Task:
Print the lines of the listing below verbatim from its first line through the line bearing "const px = v => Math.round(v) + 0.5;". Any pictures are to be omitted.

Stored records:
______________________________

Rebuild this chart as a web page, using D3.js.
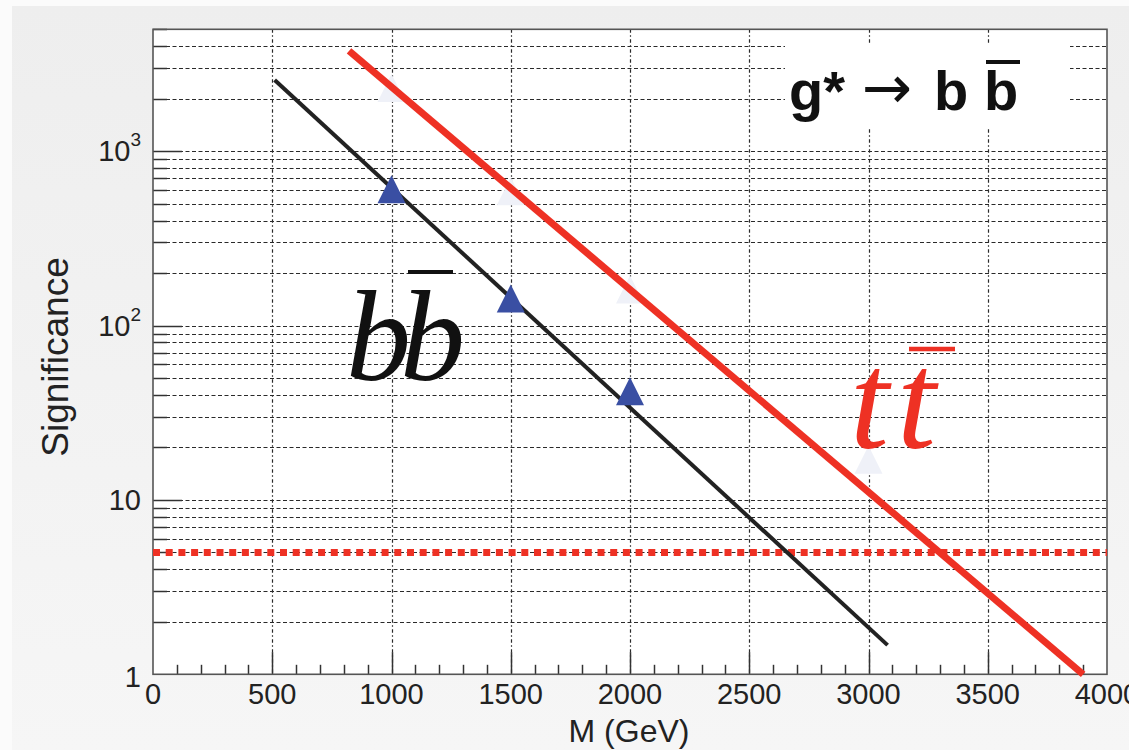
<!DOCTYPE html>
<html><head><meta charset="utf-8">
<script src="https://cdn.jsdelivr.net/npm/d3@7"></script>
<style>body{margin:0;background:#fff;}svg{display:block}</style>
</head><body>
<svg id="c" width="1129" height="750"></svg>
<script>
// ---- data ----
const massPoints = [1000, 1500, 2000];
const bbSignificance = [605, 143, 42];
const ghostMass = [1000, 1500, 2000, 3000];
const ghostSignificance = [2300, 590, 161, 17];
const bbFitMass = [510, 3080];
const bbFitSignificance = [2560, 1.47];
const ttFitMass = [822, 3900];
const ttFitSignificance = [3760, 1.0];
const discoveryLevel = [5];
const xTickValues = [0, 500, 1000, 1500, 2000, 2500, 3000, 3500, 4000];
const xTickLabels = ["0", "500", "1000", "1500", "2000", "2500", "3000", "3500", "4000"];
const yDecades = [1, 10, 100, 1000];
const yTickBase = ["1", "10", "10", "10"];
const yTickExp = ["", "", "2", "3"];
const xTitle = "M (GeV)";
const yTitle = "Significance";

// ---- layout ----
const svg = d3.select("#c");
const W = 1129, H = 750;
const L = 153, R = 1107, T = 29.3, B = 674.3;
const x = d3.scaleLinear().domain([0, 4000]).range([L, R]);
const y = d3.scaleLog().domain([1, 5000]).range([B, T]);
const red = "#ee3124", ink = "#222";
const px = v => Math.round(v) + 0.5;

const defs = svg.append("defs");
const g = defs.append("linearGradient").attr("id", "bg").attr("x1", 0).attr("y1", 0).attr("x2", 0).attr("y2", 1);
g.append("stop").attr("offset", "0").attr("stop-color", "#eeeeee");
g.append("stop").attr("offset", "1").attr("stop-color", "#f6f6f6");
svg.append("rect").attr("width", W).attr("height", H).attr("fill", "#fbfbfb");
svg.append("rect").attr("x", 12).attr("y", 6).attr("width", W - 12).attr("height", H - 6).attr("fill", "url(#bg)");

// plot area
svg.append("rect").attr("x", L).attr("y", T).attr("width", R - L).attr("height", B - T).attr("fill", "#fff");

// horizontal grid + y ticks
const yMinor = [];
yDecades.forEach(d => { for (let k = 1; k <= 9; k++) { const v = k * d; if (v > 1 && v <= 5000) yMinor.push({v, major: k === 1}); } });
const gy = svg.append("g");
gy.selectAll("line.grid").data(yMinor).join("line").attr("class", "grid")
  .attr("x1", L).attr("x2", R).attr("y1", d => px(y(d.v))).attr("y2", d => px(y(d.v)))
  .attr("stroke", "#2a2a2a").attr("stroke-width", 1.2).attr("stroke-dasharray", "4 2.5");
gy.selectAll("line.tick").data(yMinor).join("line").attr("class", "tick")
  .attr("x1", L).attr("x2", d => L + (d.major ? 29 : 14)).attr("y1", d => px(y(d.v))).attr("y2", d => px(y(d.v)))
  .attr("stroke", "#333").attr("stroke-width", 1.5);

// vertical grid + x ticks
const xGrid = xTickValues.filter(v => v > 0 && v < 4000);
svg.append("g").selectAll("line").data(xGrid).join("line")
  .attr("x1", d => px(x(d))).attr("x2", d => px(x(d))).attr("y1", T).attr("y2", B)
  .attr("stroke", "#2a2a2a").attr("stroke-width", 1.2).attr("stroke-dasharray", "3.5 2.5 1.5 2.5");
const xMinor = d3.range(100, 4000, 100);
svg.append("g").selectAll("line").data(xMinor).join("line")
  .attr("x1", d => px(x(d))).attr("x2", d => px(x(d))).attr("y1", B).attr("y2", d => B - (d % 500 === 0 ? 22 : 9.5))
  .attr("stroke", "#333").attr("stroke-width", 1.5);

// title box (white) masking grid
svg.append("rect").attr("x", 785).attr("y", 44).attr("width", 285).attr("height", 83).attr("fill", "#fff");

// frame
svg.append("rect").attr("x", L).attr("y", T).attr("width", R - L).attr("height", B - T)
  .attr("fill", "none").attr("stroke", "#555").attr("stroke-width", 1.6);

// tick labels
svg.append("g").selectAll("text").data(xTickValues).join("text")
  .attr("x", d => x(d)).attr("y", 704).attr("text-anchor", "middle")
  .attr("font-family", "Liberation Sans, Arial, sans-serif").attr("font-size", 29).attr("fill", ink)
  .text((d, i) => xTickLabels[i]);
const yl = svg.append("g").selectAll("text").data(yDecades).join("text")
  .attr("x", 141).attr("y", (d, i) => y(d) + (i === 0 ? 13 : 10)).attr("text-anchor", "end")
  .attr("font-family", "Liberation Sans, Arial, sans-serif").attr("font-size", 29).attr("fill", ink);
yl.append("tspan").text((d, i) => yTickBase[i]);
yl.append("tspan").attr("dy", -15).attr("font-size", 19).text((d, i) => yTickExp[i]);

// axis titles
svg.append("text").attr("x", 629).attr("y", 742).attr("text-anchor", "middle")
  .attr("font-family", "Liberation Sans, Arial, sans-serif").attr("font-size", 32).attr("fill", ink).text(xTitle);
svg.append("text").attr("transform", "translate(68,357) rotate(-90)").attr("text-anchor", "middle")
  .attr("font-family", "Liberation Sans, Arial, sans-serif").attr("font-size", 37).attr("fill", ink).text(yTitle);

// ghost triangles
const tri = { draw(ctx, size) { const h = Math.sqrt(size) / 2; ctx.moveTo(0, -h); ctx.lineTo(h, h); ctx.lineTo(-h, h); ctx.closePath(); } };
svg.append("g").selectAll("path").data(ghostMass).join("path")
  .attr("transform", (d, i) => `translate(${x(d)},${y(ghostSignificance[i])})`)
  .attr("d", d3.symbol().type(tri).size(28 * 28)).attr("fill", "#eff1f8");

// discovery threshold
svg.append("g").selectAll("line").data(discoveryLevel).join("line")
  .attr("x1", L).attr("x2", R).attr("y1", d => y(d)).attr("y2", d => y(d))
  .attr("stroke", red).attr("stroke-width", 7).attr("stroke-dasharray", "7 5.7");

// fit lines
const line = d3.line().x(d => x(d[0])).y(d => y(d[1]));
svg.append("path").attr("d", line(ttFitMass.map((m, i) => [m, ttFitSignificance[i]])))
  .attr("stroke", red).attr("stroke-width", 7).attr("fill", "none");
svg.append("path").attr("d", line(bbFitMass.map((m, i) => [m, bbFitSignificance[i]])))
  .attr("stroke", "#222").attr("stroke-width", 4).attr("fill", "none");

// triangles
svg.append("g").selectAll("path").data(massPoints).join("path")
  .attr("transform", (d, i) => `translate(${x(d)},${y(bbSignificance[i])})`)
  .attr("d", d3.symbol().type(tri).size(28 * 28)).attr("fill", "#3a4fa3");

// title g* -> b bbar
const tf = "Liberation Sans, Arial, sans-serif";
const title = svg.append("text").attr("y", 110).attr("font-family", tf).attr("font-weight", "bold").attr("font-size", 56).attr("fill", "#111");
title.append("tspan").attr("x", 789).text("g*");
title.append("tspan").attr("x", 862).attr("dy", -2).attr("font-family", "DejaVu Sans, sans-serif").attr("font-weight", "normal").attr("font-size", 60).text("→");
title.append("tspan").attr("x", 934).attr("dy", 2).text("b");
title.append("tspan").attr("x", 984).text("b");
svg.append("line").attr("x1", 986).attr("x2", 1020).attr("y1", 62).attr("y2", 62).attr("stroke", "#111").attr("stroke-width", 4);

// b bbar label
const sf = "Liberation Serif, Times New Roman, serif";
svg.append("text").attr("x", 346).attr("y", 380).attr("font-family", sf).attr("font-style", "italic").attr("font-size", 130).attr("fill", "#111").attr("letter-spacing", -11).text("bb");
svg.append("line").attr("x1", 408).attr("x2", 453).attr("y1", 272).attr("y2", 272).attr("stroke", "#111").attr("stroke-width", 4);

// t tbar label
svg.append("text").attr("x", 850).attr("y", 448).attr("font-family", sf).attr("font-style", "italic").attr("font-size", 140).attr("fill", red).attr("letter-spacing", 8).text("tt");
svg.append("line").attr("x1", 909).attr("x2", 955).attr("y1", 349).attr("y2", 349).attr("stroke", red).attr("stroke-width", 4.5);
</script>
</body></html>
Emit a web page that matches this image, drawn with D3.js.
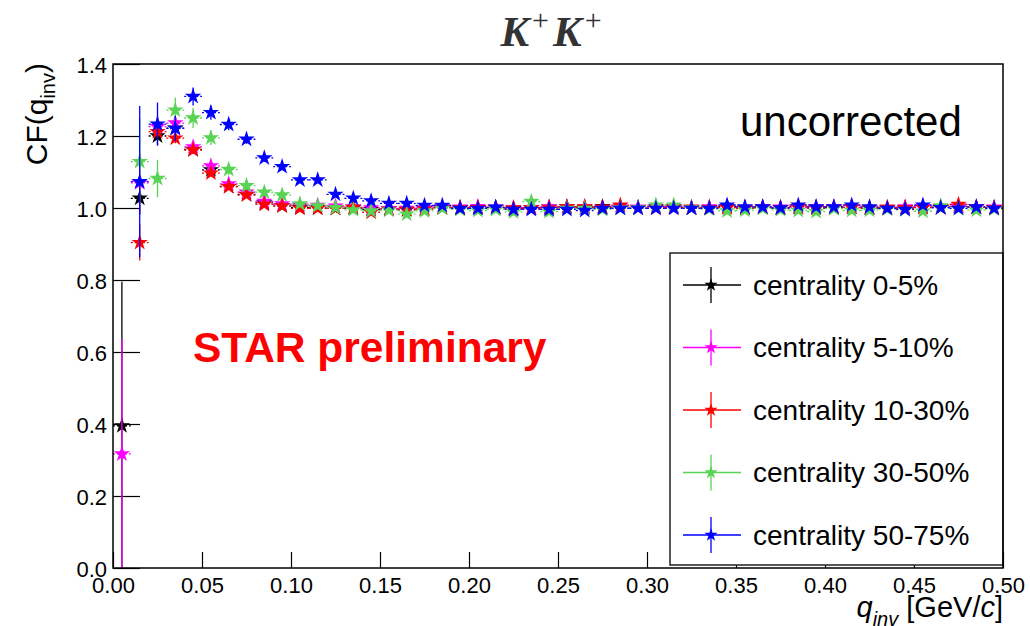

______________________________

Complete answer:
Rebuild this chart as a web page, using D3.js.
<!DOCTYPE html>
<html><head><meta charset="utf-8">
<script src="https://cdn.jsdelivr.net/npm/d3@7"></script>
<style>body{margin:0;background:#fff;}svg{display:block}</style>
</head><body>
<svg id="c" width="1129" height="750"></svg>
<script>
// ---- data ----
const massPoints = [1000, 1500, 2000];
const bbSignificance = [605, 143, 42];
const ghostMass = [1000, 1500, 2000, 3000];
const ghostSignificance = [2300, 590, 161, 17];
const bbFitMass = [510, 3080];
const bbFitSignificance = [2560, 1.47];
const ttFitMass = [822, 3900];
const ttFitSignificance = [3760, 1.0];
const discoveryLevel = [5];
const xTickValues = [0, 500, 1000, 1500, 2000, 2500, 3000, 3500, 4000];
const xTickLabels = ["0", "500", "1000", "1500", "2000", "2500", "3000", "3500", "4000"];
const yDecades = [1, 10, 100, 1000];
const yTickBase = ["1", "10", "10", "10"];
const yTickExp = ["", "", "2", "3"];
const xTitle = "M (GeV)";
const yTitle = "Significance";

// ---- layout ----
const svg = d3.select("#c");
const W = 1129, H = 750;
const L = 153, R = 1107, T = 29.3, B = 674.3;
const x = d3.scaleLinear().domain([0, 4000]).range([L, R]);
const y = d3.scaleLog().domain([1, 5000]).range([B, T]);
const red = "#ee3124", ink = "#222";
const px = v => Math.round(v) + 0.5;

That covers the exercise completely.